In a popular post from last year, I discussed accessing and manipulating the underlying equations in COMSOL. This blog post instigated reader comments, and most of the respondents appreciated, or even required, the ability to look at the mathematical model (i.e., equations) behind the physics. While considering this, I realized that there is more to the story, and with a little perspective, the community could benefit from further discussion.
An Interest in Equations Not Required
First off, let me be clear about one thing: multiphysics is useful to all engineers regardless of their knowledge of theory. This is a fact demonstrated by the wide user-base of COMSOL Multiphysics. So if you don’t have a taste for equations, no problem. Just use the physics putting the material properties and other governing parameters that you’re used to. The equations will still be there, behind the scenes and doing their work, but you don’t have to worry about them.
I like to use the analogy of a car: most of us just drive it. Still, there is a segment of the population that can open the hood of a car, understand the technology, and achieve optimized performance by making changes.
Now, for those who want to understand, in broad terms, what makes COMSOL Multiphysics special “under the hood”, read on.
The COMSOL Implementation of FEA
COMSOL Multiphysics is often thought of as a finite element method (FEM) code. Indeed it should be, since that is the primary method employed by COMSOL. However, the way COMSOL Multiphysics implements this to perform finite element analysis (FEA) is so clever that we patented it.
Traditional FEA focuses on “elements”. These are fixed discretizations, usually associated with a mesh, that describe certain physics or combinations of physics. If you want to analyze a combination of physics for which no elements have been created (a priori) you either have to couple multiple solvers or you’re out of luck. COMSOL, on the other hand, first allows the user to combine physics in any way. (You can think of writing down any system of equations you want.) Then, just before solving, COMSOL initiates discretization “on-the-fly”. So really, it’s like having an infinite number of “element” types.
The Coefficient Form Settings Window. | The Coefficient Form is one of the ways in which equations can be freely entered into COMSOL Multiphysics. |
What’s the benefit? Full flexibility in your modeling. That is why, when it comes to pioneering applications in multiphysics, COMSOL Multiphysics users have always come first. Just have a look through the COMSOL Conference papers and presentations, and you’ll see an incredibly broad range of combinations of physics and mathematical models.
Concluding Thoughts
When you look at the big picture, there are even more benefits: a uniform workflow and the cross-pollination of innovative ideas, just to mention two. It is the patented multiphysics technology of COMSOL that makes this all possible, and will continue to provide a platform of innovation for computational scientists and engineers everywhere.
Comments (2)
Rangika De Silva
February 26, 2013I am conducting FEA on a nanocomposite in “Structural Mechanics -> Solid Mechanics (solid) -> Stationary”. I have to use a different equation from the default equation to solve the problem.

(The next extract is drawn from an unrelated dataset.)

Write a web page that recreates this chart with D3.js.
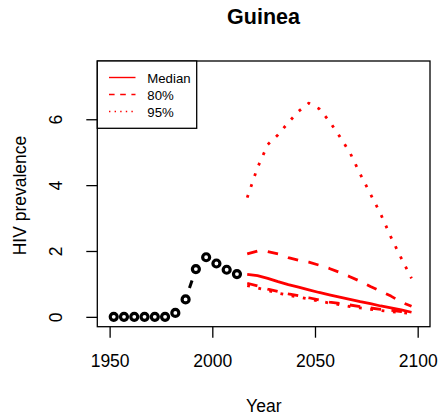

So is it possible to change the default equation in the GUI it self rather than doing it on Live Link to Matlab extension ?
David Kan
February 26, 2013 COMSOL EmployeeYes, all equations being solved in COMSOL can be edited by toggling on Show > Equation View in the Menu Window. You will then see the underlying equations being solved, as well as all derived variables. If desired, these can be edited by a user that wishes to take full control over the form of the governing equations.